- **Task requirements**
Make an exact copy of all the material below, apart from the pictures.

------------------------------------------------

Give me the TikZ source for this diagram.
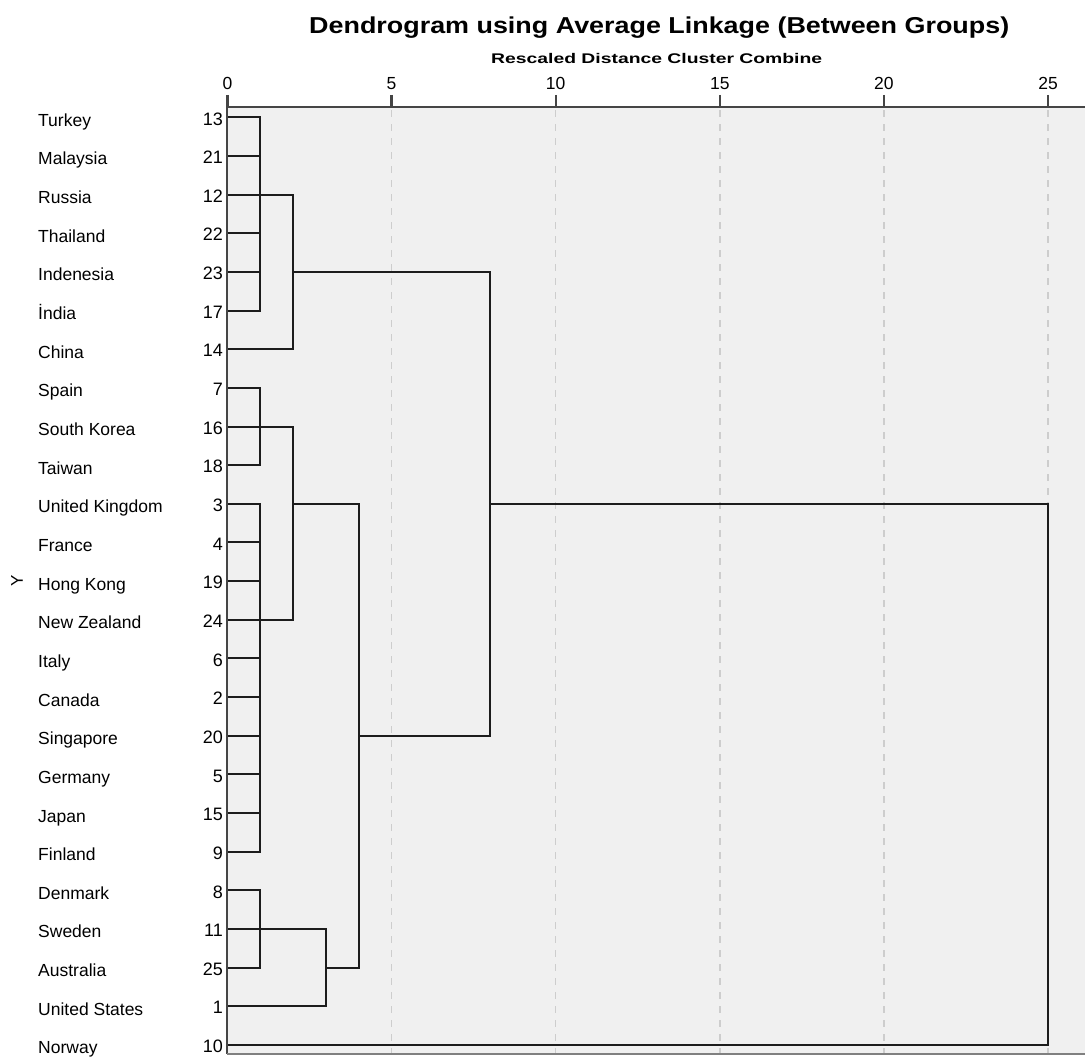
\documentclass[tikz,border=0pt]{standalone}
\usepackage{fontspec}
\setmainfont{Liberation Sans}
\usepackage{graphicx}
\definecolor{plotbg}{HTML}{F0F0F0}
\definecolor{gridgray}{HTML}{CDCDCD}
\definecolor{axisgray}{HTML}{454545}
\definecolor{linkblack}{HTML}{1C1C1C}

\begin{document}
\begin{tikzpicture}[x=1pt,y=-1pt,
    country/.style={anchor=base west,inner sep=0pt,font=\fontsize{17.5}{20}\selectfont},
    caseno/.style={anchor=base east,inner sep=0pt,font=\fontsize{18}{20}\selectfont},
    ticklabel/.style={anchor=base,inner sep=0pt,font=\fontsize{17.5}{20}\selectfont},
    axisline/.style={draw=axisgray,line width=2.4pt},
    gridline/.style={draw=gridgray,line width=1.4pt,dash pattern=on 7pt off 7pt},
    link/.style={draw=linkblack,line width=2pt,line cap=rect}]
	\useasboundingbox (0,0) rectangle (1085,1057);
	\fill[plotbg] (227,107) rectangle (1085,1054);
	\foreach \u in {5,10,...,25}
		\draw[gridline] ({227.5+32.82*\u},110) -- ++(0,943);
	\node[anchor=base west,inner sep=0pt] (title) at (309,33.3)
		{\resizebox{700pt}{\height}{\fontsize{23}{26}\selectfont\bfseries Dendrogram using Average Linkage (Between Groups)}};
	\node[anchor=base west,inner sep=0pt] (subtitle) at (491,63.3)
		{\resizebox{331pt}{\height}{\fontsize{14}{16}\selectfont\bfseries Rescaled Distance Cluster Combine}};
	\foreach \u in {0,5,...,25}{
		\draw[axisline] ({227.5+32.82*\u},95) -- ++(0,12);
		\node[ticklabel] (t\u) at ({227.5+32.82*\u},90) {\u};
	}
	\draw[axisline] (227,107) -- (1085,107);
	\draw[axisline] (227,107) -- (227,1054);
	\draw[draw=gray,line width=2pt] (227,1053.5) -- (1085,1053.5);
	\node[rotate=90,inner sep=0pt,font=\fontsize{17}{20}\selectfont] (ylab) at (17,581) {Y};
	\foreach \nm/\id [count=\i from 0] in {Turkey/13,Malaysia/21,Russia/12,Thailand/22,Indenesia/23,İndia/17,China/14,Spain/7,South Korea/16,Taiwan/18,United Kingdom/3,France/4,Hong Kong/19,New Zealand/24,Italy/6,Canada/2,Singapore/20,Germany/5,Japan/15,Finland/9,Denmark/8,Sweden/11,Australia/25,United States/1,Norway/10}{
		\pgfmathsetmacro\ry{117.3+38.65*\i}
		\node[country] (c\i) at (38,\ry+9) {\nm};
		\node[caseno] (k\i) at (223,\ry+7.7) {\id};
		\coordinate (r\i) at (229,\ry);
	}
	\coordinate (u1) at (260.3,0);
	\coordinate (u2) at (293.1,0);
	\coordinate (u3) at (326,0);
	\coordinate (u4) at (358.8,0);
	\coordinate (u8) at (490.1,0);
	\coordinate (u25) at (1048,0);
	\foreach \i in {0,...,5,7,8,9,10,...,19,20,21,22}
		\draw[link] (r\i) -- (r\i -| u1);
	\draw[link] (r0 -| u1) -- (r5 -| u1);
	\draw[link] (r7 -| u1) -- (r9 -| u1);
	\draw[link] (r10 -| u1) -- (r19 -| u1);
	\draw[link] (r20 -| u1) -- (r22 -| u1);
	\draw[link] (r2 -| u1) -- (r2 -| u2);
	\draw[link] (r6) -- (r6 -| u2);
	\draw[link] (r2 -| u2) -- (r6 -| u2);
	\draw[link] (r4 -| u2) -- (r4 -| u8);
	\draw[link] (r8 -| u1) -- (r8 -| u2);
	\draw[link] (r13 -| u1) -- (r13 -| u2);
	\draw[link] (r8 -| u2) -- (r13 -| u2);
	\draw[link] (r10 -| u2) -- (r10 -| u4);
	\draw[link] (r21 -| u1) -- (r21 -| u3);
	\draw[link] (r23) -- (r23 -| u3);
	\draw[link] (r21 -| u3) -- (r23 -| u3);
	\draw[link] (r22 -| u3) -- (r22 -| u4);
	\draw[link] (r10 -| u4) -- (r22 -| u4);
	\draw[link] (r16 -| u4) -- (r16 -| u8);
	\draw[link] (r4 -| u8) -- (r16 -| u8);
	\draw[link] (r10 -| u8) -- (r10 -| u25);
	\draw[link] (r24) -- (r24 -| u25);
	\draw[link] (r10 -| u25) -- (r24 -| u25);
\end{tikzpicture}
\end{document}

------------------------------------------------

- **Worked solution**
Give me the TikZ source for this diagram.
\documentclass[tikz,border=0pt]{standalone}
\usepackage{fontspec}
\setmainfont{Liberation Sans}
\usepackage{graphicx}
\definecolor{plotbg}{HTML}{F0F0F0}
\definecolor{gridgray}{HTML}{CDCDCD}
\definecolor{axisgray}{HTML}{454545}
\definecolor{linkblack}{HTML}{1C1C1C}

\begin{document}
\begin{tikzpicture}[x=1pt,y=-1pt,
    country/.style={anchor=base west,inner sep=0pt,font=\fontsize{17.5}{20}\selectfont},
    caseno/.style={anchor=base east,inner sep=0pt,font=\fontsize{18}{20}\selectfont},
    ticklabel/.style={anchor=base,inner sep=0pt,font=\fontsize{17.5}{20}\selectfont},
    axisline/.style={draw=axisgray,line width=2.4pt},
    gridline/.style={draw=gridgray,line width=1.4pt,dash pattern=on 7pt off 7pt},
    link/.style={draw=linkblack,line width=2pt,line cap=rect}]
	\useasboundingbox (0,0) rectangle (1085,1057);
	\fill[plotbg] (227,107) rectangle (1085,1054);
	\foreach \u in {5,10,...,25}
		\draw[gridline] ({227.5+32.82*\u},110) -- ++(0,943);
	\node[anchor=base west,inner sep=0pt] (title) at (309,33.3)
		{\resizebox{700pt}{\height}{\fontsize{23}{26}\selectfont\bfseries Dendrogram using Average Linkage (Between Groups)}};
	\node[anchor=base west,inner sep=0pt] (subtitle) at (491,63.3)
		{\resizebox{331pt}{\height}{\fontsize{14}{16}\selectfont\bfseries Rescaled Distance Cluster Combine}};
	\foreach \u in {0,5,...,25}{
		\draw[axisline] ({227.5+32.82*\u},95) -- ++(0,12);
		\node[ticklabel] (t\u) at ({227.5+32.82*\u},90) {\u};
	}
	\draw[axisline] (227,107) -- (1085,107);
	\draw[axisline] (227,107) -- (227,1054);
	\draw[draw=gray,line width=2pt] (227,1053.5) -- (1085,1053.5);
	\node[rotate=90,inner sep=0pt,font=\fontsize{17}{20}\selectfont] (ylab) at (17,581) {Y};
	\foreach \nm/\id [count=\i from 0] in {Turkey/13,Malaysia/21,Russia/12,Thailand/22,Indenesia/23,İndia/17,China/14,Spain/7,South Korea/16,Taiwan/18,United Kingdom/3,France/4,Hong Kong/19,New Zealand/24,Italy/6,Canada/2,Singapore/20,Germany/5,Japan/15,Finland/9,Denmark/8,Sweden/11,Australia/25,United States/1,Norway/10}{
		\pgfmathsetmacro\ry{117.3+38.65*\i}
		\node[country] (c\i) at (38,\ry+9) {\nm};
		\node[caseno] (k\i) at (223,\ry+7.7) {\id};
		\coordinate (r\i) at (229,\ry);
	}
	\coordinate (u1) at (260.3,0);
	\coordinate (u2) at (293.1,0);
	\coordinate (u3) at (326,0);
	\coordinate (u4) at (358.8,0);
	\coordinate (u8) at (490.1,0);
	\coordinate (u25) at (1048,0);
	\foreach \i in {0,...,5,7,8,9,10,...,19,20,21,22}
		\draw[link] (r\i) -- (r\i -| u1);
	\draw[link] (r0 -| u1) -- (r5 -| u1);
	\draw[link] (r7 -| u1) -- (r9 -| u1);
	\draw[link] (r10 -| u1) -- (r19 -| u1);
	\draw[link] (r20 -| u1) -- (r22 -| u1);
	\draw[link] (r2 -| u1) -- (r2 -| u2);
	\draw[link] (r6) -- (r6 -| u2);
	\draw[link] (r2 -| u2) -- (r6 -| u2);
	\draw[link] (r4 -| u2) -- (r4 -| u8);
	\draw[link] (r8 -| u1) -- (r8 -| u2);
	\draw[link] (r13 -| u1) -- (r13 -| u2);
	\draw[link] (r8 -| u2) -- (r13 -| u2);
	\draw[link] (r10 -| u2) -- (r10 -| u4);
	\draw[link] (r21 -| u1) -- (r21 -| u3);
	\draw[link] (r23) -- (r23 -| u3);
	\draw[link] (r21 -| u3) -- (r23 -| u3);
	\draw[link] (r22 -| u3) -- (r22 -| u4);
	\draw[link] (r10 -| u4) -- (r22 -| u4);
	\draw[link] (r16 -| u4) -- (r16 -| u8);
	\draw[link] (r4 -| u8) -- (r16 -| u8);
	\draw[link] (r10 -| u8) -- (r10 -| u25);
	\draw[link] (r24) -- (r24 -| u25);
	\draw[link] (r10 -| u25) -- (r24 -| u25);
\end{tikzpicture}
\end{document}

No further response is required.